> **Required task**: Leaving out the pictures, retype the lines from the beginning of the listing through the line containing "import matplotlib.pyplot as plt".

Dataset excerpt

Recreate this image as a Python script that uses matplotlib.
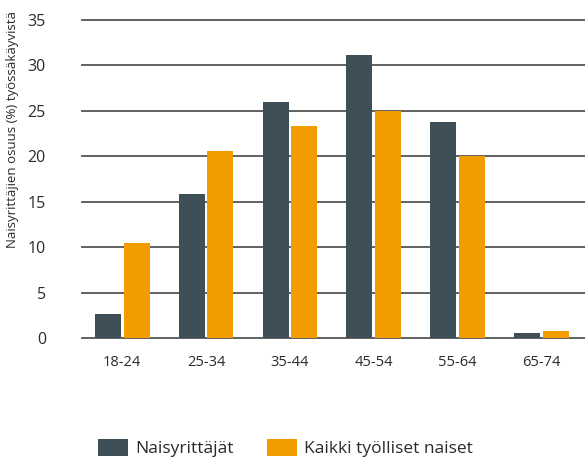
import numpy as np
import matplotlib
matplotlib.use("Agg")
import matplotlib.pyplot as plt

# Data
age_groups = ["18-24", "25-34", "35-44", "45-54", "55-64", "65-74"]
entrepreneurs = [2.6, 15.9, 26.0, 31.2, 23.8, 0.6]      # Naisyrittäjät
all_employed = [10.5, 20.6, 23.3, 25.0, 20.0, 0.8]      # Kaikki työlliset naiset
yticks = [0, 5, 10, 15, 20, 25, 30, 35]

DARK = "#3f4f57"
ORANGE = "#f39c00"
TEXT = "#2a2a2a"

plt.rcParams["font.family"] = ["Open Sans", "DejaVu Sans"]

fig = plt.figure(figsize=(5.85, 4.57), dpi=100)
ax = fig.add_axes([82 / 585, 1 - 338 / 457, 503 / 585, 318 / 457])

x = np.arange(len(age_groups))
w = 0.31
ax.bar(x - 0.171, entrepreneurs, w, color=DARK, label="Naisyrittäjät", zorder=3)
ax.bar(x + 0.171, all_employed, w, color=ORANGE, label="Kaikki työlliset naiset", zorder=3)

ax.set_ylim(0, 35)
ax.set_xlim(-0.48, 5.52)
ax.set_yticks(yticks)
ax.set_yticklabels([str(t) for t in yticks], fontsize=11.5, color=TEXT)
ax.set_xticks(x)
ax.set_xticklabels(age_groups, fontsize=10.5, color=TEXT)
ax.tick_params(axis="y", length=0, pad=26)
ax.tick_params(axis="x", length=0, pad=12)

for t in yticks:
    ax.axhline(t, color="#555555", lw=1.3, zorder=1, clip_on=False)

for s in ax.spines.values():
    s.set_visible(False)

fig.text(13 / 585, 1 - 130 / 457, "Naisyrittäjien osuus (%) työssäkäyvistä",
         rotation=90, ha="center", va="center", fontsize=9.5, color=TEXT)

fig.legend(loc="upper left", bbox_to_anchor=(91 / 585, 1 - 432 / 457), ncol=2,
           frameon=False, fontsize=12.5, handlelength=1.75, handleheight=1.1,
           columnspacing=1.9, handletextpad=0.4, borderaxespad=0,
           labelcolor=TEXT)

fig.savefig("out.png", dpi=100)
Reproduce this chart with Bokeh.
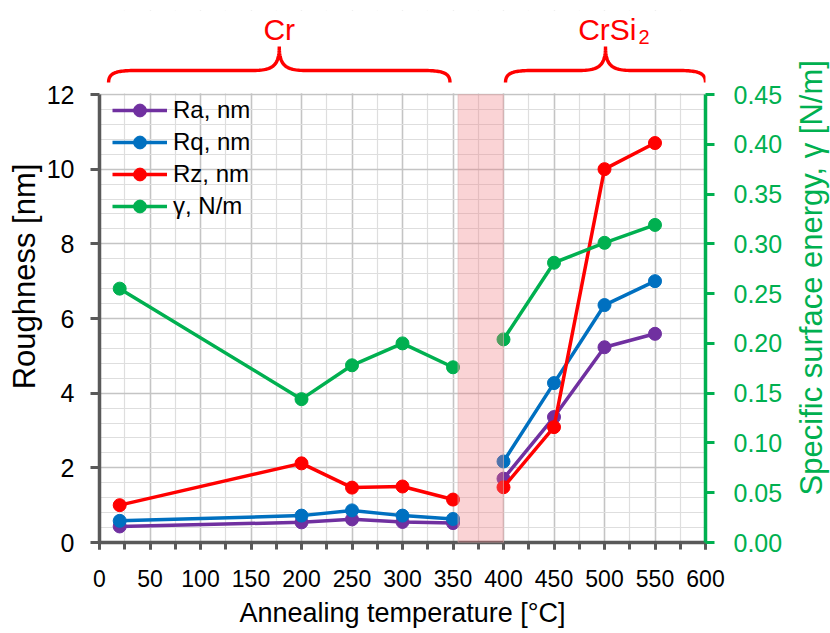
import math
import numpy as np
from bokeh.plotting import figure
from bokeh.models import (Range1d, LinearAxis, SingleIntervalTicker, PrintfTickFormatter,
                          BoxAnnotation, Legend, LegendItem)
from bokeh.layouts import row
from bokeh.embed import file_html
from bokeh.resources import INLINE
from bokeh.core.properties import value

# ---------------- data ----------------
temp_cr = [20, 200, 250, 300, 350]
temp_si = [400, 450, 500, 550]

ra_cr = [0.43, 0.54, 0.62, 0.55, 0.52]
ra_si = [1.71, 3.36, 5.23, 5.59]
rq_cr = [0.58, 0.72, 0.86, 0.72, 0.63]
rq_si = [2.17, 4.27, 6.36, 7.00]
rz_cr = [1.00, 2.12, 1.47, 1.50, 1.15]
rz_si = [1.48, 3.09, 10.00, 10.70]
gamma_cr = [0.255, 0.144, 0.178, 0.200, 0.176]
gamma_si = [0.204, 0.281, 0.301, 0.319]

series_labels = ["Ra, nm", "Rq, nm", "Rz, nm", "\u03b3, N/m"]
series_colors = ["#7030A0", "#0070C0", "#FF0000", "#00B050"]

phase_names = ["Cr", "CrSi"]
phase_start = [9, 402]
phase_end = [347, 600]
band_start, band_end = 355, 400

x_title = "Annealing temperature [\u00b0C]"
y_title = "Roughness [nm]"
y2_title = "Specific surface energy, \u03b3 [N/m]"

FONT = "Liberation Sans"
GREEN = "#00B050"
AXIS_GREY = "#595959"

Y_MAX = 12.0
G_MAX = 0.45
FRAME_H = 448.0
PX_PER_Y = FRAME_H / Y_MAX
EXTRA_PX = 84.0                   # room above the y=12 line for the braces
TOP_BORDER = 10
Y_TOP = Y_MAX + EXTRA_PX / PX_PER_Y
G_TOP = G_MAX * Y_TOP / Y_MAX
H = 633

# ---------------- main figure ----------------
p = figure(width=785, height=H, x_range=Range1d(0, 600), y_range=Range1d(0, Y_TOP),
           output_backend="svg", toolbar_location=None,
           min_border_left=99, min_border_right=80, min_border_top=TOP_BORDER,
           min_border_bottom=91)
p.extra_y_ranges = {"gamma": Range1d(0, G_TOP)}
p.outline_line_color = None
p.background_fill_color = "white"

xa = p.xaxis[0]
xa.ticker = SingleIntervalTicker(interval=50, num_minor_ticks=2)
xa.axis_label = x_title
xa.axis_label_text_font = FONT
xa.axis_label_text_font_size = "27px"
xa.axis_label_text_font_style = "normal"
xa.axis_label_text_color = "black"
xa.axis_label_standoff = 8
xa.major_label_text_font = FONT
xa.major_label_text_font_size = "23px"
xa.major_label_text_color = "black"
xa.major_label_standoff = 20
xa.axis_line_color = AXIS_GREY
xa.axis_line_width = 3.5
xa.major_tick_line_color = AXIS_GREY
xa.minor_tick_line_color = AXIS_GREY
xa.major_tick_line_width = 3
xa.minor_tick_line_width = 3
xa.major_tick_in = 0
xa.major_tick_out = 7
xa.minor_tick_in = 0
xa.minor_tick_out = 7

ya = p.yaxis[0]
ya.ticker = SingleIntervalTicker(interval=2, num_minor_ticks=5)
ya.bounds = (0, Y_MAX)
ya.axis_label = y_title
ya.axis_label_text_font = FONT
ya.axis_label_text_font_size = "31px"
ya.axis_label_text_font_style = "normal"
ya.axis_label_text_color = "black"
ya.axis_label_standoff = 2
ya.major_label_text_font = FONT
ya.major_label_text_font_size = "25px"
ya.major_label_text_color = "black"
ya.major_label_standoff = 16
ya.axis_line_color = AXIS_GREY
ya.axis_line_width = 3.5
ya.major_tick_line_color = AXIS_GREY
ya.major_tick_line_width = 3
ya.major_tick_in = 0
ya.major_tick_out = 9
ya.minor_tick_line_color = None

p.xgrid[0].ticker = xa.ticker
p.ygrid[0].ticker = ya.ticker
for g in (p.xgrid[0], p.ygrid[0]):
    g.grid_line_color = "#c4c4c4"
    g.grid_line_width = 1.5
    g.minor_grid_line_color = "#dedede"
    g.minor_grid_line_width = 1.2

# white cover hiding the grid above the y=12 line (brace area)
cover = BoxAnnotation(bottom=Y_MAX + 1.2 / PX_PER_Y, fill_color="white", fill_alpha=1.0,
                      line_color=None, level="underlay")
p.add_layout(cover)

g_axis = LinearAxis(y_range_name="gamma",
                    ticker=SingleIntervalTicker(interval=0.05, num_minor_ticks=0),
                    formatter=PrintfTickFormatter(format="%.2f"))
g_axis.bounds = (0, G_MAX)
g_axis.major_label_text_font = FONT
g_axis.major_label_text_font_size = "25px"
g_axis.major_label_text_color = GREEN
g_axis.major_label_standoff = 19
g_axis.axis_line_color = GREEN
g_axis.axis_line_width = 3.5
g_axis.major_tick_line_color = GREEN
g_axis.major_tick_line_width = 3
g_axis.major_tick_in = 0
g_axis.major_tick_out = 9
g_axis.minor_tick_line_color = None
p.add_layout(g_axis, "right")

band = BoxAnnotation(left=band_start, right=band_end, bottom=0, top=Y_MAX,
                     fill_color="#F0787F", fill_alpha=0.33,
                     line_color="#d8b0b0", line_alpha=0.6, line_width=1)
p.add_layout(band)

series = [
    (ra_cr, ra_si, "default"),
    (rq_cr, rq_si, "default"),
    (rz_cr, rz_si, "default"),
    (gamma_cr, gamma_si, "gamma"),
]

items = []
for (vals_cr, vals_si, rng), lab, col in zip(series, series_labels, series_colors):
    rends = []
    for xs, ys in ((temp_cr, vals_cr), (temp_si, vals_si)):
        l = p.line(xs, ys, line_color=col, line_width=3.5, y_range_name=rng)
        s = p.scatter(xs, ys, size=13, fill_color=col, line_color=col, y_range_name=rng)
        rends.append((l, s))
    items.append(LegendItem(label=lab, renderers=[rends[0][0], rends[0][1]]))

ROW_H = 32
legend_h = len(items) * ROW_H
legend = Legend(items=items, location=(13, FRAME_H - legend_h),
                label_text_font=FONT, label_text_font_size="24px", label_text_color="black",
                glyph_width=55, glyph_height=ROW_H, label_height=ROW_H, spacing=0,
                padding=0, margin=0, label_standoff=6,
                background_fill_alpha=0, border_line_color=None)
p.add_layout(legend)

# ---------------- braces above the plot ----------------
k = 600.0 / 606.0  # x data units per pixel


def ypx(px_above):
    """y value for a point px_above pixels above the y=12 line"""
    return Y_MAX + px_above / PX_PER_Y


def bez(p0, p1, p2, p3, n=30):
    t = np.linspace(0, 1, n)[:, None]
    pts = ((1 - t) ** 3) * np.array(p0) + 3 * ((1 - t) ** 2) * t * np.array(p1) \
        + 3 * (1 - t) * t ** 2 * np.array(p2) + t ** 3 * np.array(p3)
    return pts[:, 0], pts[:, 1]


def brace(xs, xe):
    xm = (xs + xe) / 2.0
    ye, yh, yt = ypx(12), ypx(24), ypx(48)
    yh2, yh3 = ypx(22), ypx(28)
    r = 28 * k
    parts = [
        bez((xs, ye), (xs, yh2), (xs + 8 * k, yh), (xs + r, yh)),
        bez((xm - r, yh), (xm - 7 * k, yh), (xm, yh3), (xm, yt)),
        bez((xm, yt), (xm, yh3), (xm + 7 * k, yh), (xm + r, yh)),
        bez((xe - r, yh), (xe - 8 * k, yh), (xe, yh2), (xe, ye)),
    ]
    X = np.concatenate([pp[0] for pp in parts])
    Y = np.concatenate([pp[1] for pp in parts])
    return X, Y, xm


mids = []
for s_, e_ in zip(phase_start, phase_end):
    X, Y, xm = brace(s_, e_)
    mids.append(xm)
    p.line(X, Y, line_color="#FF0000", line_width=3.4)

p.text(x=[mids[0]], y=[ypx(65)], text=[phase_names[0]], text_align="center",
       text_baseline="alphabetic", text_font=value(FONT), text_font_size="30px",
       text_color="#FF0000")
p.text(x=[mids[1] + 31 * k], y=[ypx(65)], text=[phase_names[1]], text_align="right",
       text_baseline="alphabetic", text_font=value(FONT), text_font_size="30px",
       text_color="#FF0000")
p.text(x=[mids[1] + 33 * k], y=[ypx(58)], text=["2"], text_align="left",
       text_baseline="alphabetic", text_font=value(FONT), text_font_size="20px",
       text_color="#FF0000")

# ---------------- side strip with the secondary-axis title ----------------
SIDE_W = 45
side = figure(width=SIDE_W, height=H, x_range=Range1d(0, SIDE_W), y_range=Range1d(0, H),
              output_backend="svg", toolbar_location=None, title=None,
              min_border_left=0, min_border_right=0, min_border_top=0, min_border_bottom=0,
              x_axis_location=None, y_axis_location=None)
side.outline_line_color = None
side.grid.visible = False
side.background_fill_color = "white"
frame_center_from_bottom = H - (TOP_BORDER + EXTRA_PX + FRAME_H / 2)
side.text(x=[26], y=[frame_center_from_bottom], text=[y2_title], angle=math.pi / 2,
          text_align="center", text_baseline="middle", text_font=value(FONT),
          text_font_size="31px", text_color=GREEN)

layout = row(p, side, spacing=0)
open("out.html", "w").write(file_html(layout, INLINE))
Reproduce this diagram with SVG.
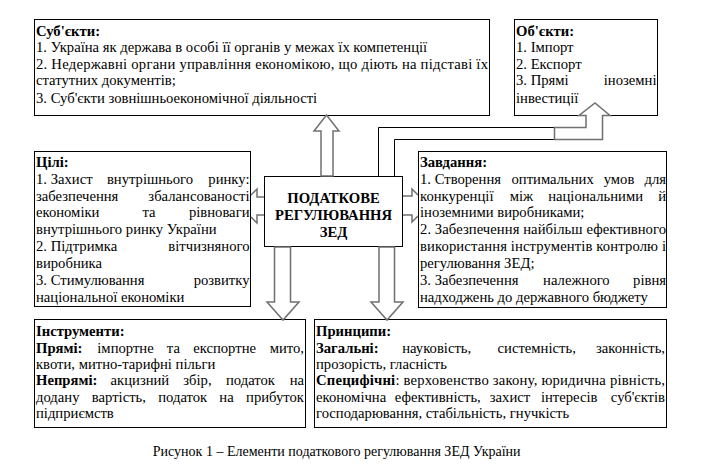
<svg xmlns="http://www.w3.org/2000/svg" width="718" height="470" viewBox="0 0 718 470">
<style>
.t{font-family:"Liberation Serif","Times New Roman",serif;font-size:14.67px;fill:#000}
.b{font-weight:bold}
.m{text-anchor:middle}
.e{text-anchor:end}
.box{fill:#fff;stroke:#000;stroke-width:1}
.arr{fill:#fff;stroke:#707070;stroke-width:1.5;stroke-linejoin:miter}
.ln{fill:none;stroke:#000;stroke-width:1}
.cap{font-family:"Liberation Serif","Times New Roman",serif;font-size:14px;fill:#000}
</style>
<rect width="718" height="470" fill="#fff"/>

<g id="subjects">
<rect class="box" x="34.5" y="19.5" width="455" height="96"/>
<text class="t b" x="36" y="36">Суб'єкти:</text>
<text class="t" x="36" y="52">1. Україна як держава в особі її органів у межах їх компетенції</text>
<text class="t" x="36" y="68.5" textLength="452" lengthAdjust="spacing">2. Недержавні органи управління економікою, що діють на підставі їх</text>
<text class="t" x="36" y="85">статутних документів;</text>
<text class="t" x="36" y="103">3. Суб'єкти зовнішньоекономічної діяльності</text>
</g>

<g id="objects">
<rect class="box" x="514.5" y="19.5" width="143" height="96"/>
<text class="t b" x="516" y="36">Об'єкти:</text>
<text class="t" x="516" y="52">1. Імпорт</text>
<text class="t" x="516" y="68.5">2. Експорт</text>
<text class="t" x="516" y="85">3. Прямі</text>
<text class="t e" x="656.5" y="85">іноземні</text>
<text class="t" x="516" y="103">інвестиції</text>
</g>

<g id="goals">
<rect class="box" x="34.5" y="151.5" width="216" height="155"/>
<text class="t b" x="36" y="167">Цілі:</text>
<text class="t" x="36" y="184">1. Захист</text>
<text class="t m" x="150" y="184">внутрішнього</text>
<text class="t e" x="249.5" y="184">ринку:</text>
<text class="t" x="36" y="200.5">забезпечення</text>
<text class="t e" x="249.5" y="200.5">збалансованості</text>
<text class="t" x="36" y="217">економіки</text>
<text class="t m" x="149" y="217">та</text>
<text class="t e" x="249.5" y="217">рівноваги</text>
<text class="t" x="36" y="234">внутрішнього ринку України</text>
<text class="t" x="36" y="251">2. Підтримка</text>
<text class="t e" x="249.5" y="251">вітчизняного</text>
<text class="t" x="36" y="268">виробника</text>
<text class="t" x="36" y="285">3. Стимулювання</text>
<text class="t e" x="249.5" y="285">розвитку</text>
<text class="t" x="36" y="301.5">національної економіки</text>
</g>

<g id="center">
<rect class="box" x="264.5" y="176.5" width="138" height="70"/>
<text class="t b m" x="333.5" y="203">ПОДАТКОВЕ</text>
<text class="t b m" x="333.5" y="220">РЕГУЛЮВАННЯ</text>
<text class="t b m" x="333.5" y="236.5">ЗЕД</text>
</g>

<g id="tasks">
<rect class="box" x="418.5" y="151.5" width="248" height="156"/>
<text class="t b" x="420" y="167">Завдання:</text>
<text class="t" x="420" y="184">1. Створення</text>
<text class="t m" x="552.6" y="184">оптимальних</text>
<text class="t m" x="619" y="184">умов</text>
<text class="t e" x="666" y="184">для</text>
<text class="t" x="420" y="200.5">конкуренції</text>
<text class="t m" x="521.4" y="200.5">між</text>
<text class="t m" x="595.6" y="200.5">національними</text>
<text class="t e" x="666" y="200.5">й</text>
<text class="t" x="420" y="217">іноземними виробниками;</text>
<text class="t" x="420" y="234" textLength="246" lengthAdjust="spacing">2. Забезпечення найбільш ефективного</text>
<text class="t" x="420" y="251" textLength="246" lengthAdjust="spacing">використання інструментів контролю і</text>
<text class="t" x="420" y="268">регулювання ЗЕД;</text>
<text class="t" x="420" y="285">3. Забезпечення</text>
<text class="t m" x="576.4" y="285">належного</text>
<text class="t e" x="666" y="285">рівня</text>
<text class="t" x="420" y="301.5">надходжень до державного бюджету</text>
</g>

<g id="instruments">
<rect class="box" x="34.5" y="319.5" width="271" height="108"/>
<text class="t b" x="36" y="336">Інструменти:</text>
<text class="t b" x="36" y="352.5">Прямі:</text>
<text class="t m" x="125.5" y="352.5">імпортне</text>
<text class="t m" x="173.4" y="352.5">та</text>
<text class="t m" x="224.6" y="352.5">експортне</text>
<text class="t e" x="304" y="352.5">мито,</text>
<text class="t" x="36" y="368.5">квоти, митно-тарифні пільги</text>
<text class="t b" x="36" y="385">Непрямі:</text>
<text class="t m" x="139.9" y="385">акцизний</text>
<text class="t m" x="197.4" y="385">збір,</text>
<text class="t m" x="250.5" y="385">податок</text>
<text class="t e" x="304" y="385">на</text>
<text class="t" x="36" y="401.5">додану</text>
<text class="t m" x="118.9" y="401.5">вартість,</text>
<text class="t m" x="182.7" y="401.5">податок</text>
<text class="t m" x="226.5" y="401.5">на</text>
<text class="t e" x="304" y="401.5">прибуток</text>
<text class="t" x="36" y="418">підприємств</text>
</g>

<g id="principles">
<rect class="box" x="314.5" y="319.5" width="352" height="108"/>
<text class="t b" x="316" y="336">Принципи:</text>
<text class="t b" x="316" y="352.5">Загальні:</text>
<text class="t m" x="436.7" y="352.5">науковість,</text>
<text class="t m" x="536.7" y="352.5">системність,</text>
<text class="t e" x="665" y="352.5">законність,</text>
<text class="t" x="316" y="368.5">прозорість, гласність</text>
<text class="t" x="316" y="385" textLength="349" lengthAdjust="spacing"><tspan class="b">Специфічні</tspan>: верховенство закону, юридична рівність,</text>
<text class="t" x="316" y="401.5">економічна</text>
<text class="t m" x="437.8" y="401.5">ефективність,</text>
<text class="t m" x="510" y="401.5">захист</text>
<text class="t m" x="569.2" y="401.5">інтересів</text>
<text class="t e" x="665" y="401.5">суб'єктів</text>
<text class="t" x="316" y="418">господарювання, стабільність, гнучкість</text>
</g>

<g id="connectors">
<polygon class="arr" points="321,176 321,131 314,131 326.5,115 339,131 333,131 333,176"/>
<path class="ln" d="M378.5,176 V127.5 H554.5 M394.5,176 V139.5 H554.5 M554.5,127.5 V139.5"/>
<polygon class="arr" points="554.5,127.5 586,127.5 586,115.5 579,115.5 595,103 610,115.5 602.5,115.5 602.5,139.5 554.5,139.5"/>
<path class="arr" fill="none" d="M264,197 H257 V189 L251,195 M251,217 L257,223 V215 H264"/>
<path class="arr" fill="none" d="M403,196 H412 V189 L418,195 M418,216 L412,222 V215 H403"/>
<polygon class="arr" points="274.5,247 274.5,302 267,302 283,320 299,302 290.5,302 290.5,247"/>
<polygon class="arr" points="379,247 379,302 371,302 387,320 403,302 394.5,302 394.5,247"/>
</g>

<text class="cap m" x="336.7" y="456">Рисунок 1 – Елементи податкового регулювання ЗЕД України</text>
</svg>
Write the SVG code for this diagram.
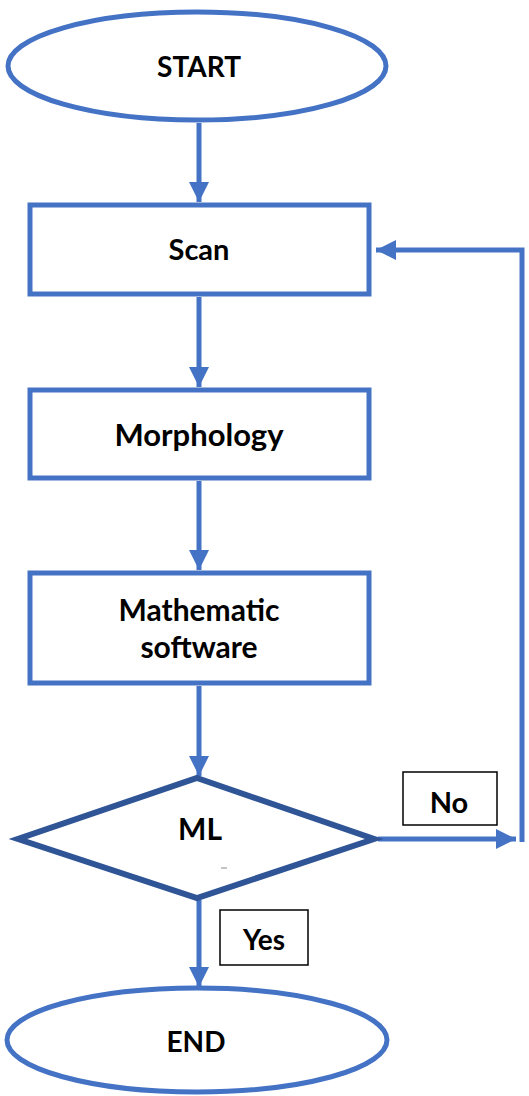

> **Completed task**:
Recreate this image as a Python script that uses matplotlib.
import numpy as np
import matplotlib
matplotlib.use("Agg")
import matplotlib.pyplot as plt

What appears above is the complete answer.